The one feature of the Crusader that prolonged its service life for a while was that the turret ring was large enough - just - to allow a 6 Pounder gun to be mounted as the Mk III. The anticipated early appearance of the 6 Pounder-armed A24 Cavalier led to a delay in the decision on up-gunning the Crusader, but when it became clear that the Cavalier was not going to be ready as soon as had been hoped, the Crusader Mk III was produced instead. The development of this started in September 1941, with Nuffield once again rejecting the official scheme offered to them and producing a design of their own, still using 50mm of armour.
Although it looked similar to the earlier version, the turret had to be enlarged and despite this, the larger gun and ammunition meant that there was now only room for two men, with all the control problems that brought. In most regiments therefore the troop leader continued to operate from a Mk I or II for reasons of command and had to forego the advantages of a good tank-killing gun.
This excerpt appears by kind permission of the publisher, Pen & Sword Books Ltd, copyright remains with author.
As may be judged from the above passage The Second World War Tank Crisis is very much one for the tank enthusiast.
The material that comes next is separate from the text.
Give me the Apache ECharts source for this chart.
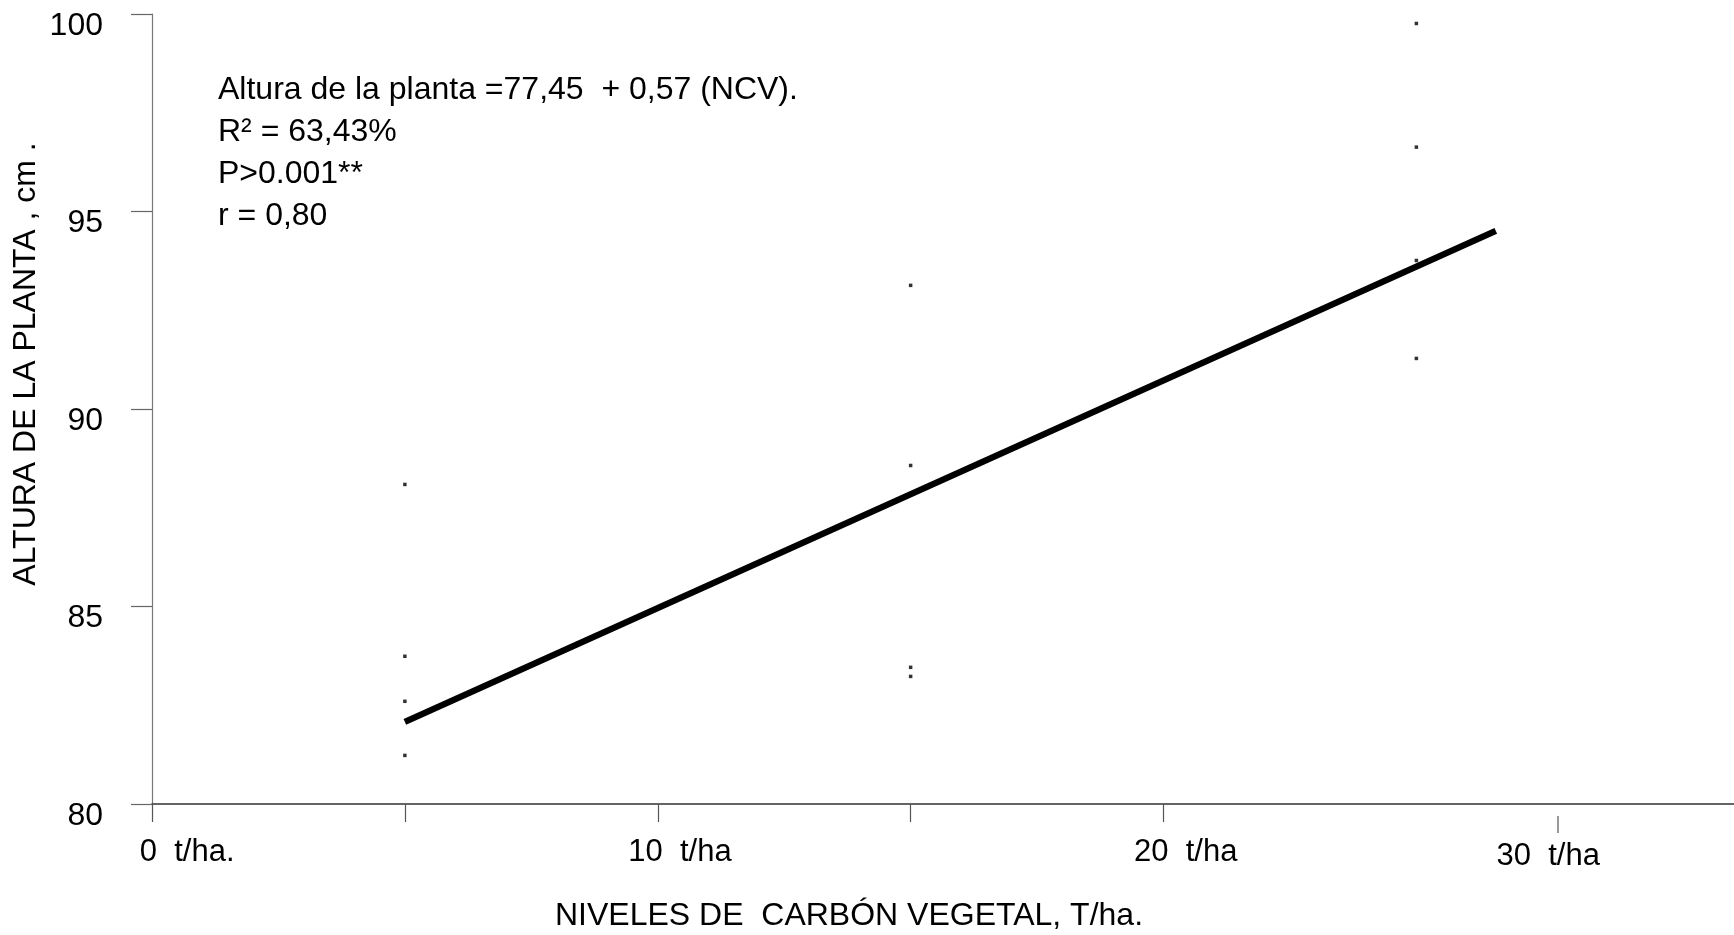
<!DOCTYPE html>
<html>
<head>
<meta charset="utf-8">
<script src="https://cdn.jsdelivr.net/npm/echarts@6/dist/echarts.min.js"></script>
<style>
  html, body { margin: 0; padding: 0; background: #ffffff; }
  #chart { width: 1734px; height: 935px; }
</style>
</head>
<body>
<div id="chart"></div>
<script>
// Niveles de carbón vegetal (t/ha) donde se midió la altura
const niveles = [5, 15, 25];
// Alturas de planta (cm) observadas en cada nivel
const alturasNivel5 = [88.09, 83.74, 82.60, 81.23];
const alturasNivel15 = [93.13, 88.57, 83.46, 83.23];
const alturasNivel25 = [99.76, 96.63, 93.76, 91.28];
// Recta de regresión (extremos)
const rectaX = [5.0, 26.57];
const rectaY = [82.08, 94.51];

// Marcas y rótulos del eje X
const xTicks = [0, 5, 10, 15, 20];
const xLabelValues = [0, 10, 20];
const xLabelNums = ['0', '10', '20'];
const xLabelUnits = ['  t/ha.', '  t/ha', '  t/ha'];
const xExtraLabel = { value: 27.8, num: '30', unit: '  t/ha' };

// Eje Y
const yMin = 80, yMax = 100, yStep = 5;

// Texto de la ecuación
const ecuacion = [
  'Altura de la planta =77,45  + 0,57 (NCV).',
  'R\u00B2 = 63,43%',
  'P>0.001**',
  'r = 0,80'
];
const tituloX = 'NIVELES DE  CARB\u00D3N VEGETAL, T/ha.';
const tituloY = 'ALTURA DE LA PLANTA , cm .';

const FONT = '"Liberation Sans", Arial, sans-serif';

const alturas = [alturasNivel5, alturasNivel15, alturasNivel25];
const puntos = [];
niveles.forEach((x, i) => alturas[i].forEach(v => puntos.push([x, v])));
const recta = rectaX.map((x, i) => [x, rectaY[i]]);

const chart = echarts.init(document.getElementById('chart'), null, { renderer: 'canvas' });

const option = {
  animation: false,
  backgroundColor: '#ffffff',
  grid: { left: 152, right: 0, top: 14, bottom: 131, containLabel: false },
  xAxis: {
    type: 'value',
    min: 0,
    max: 31.28,
    axisLine: { show: true, lineStyle: { color: '#333333', width: 1.5 } },
    axisTick: { show: true, length: 18, customValues: xTicks, lineStyle: { color: '#555555', width: 1.2 } },
    axisLabel: { show: false },
    splitLine: { show: false }
  },
  yAxis: {
    type: 'value',
    min: yMin,
    max: yMax,
    interval: yStep,
    axisLine: { show: true, lineStyle: { color: '#777777', width: 1.2 } },
    axisTick: { show: true, length: 21, lineStyle: { color: '#666666', width: 1.2 } },
    axisLabel: {
      show: true,
      margin: 49,
      color: '#000000',
      fontFamily: FONT,
      fontSize: 32,
      verticalAlign: 'top',
      lineHeight: 24
    },
    splitLine: { show: false }
  },
  series: [
    {
      type: 'scatter',
      data: puntos,
      symbol: 'rect',
      symbolSize: 3.5,
      itemStyle: { color: '#000000' },
      silent: true,
      z: 3
    },
    {
      type: 'line',
      data: recta,
      showSymbol: false,
      symbol: 'none',
      lineStyle: { color: '#000000', width: 6.3, cap: 'butt' },
      silent: true,
      z: 2
    }
  ]
};

chart.setOption(option);

// Rótulos del eje X colocados según la escala del eje
const graficos = [];
xLabelValues.forEach((v, i) => {
  const p = chart.convertToPixel({ xAxisIndex: 0, yAxisIndex: 0 }, [v, yMin]);
  graficos.push({
    type: 'text', silent: true, x: p[0] + 5, y: p[1] + 48,
    style: { text: xLabelNums[i], fill: '#000', fontSize: 31, fontFamily: FONT, align: 'right', verticalAlign: 'middle' }
  });
  graficos.push({
    type: 'text', silent: true, x: p[0] + 5, y: p[1] + 48,
    style: { text: xLabelUnits[i], fill: '#000', fontSize: 31, fontFamily: FONT, align: 'left', verticalAlign: 'middle' }
  });
});

const p30 = chart.convertToPixel({ xAxisIndex: 0, yAxisIndex: 0 }, [xExtraLabel.value, yMin]);
graficos.push(
  {
    type: 'line', silent: true,
    shape: { x1: p30[0], y1: p30[1] + 12, x2: p30[0], y2: p30[1] + 29 },
    style: { stroke: '#555555', lineWidth: 1.2 }
  },
  {
    type: 'text', silent: true, x: p30[0] - 27, y: p30[1] + 52,
    style: { text: xExtraLabel.num, fill: '#000', fontSize: 31, fontFamily: FONT, align: 'right', verticalAlign: 'middle' }
  },
  {
    type: 'text', silent: true, x: p30[0] - 27, y: p30[1] + 52,
    style: { text: xExtraLabel.unit, fill: '#000', fontSize: 31, fontFamily: FONT, align: 'left', verticalAlign: 'middle' }
  },
  {
    type: 'text', silent: true, x: 849, y: 916,
    style: { text: tituloX, fill: '#000', fontSize: 32, fontFamily: FONT, align: 'center', verticalAlign: 'middle' }
  },
  {
    type: 'text', silent: true, x: 26, y: 364, rotation: Math.PI / 2,
    style: { text: tituloY, fill: '#000', fontSize: 32, fontFamily: FONT, align: 'center', verticalAlign: 'middle' }
  },
  {
    type: 'text', silent: true, x: 218, y: 69,
    style: {
      text: ecuacion.join('\n'),
      fill: '#000', fontSize: 32, fontFamily: FONT,
      lineHeight: 42, align: 'left', verticalAlign: 'top'
    }
  }
);

chart.setOption({ graphic: graficos });
</script>
</body>
</html>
It has an importance wider than that however. Understanding why the British Army was held back by the limitations of its equipment is crucial. This is a key part of the jigsaw in understanding the overall performance of British forces in the first half of the war. Rommel was rapidly gaining mythical status as a military genius and was set to provide many more upsets in the desert. Yet had the Crusader arrived in May 1941 with the 6 pounder gun that it received just a few months later, things might have been very different.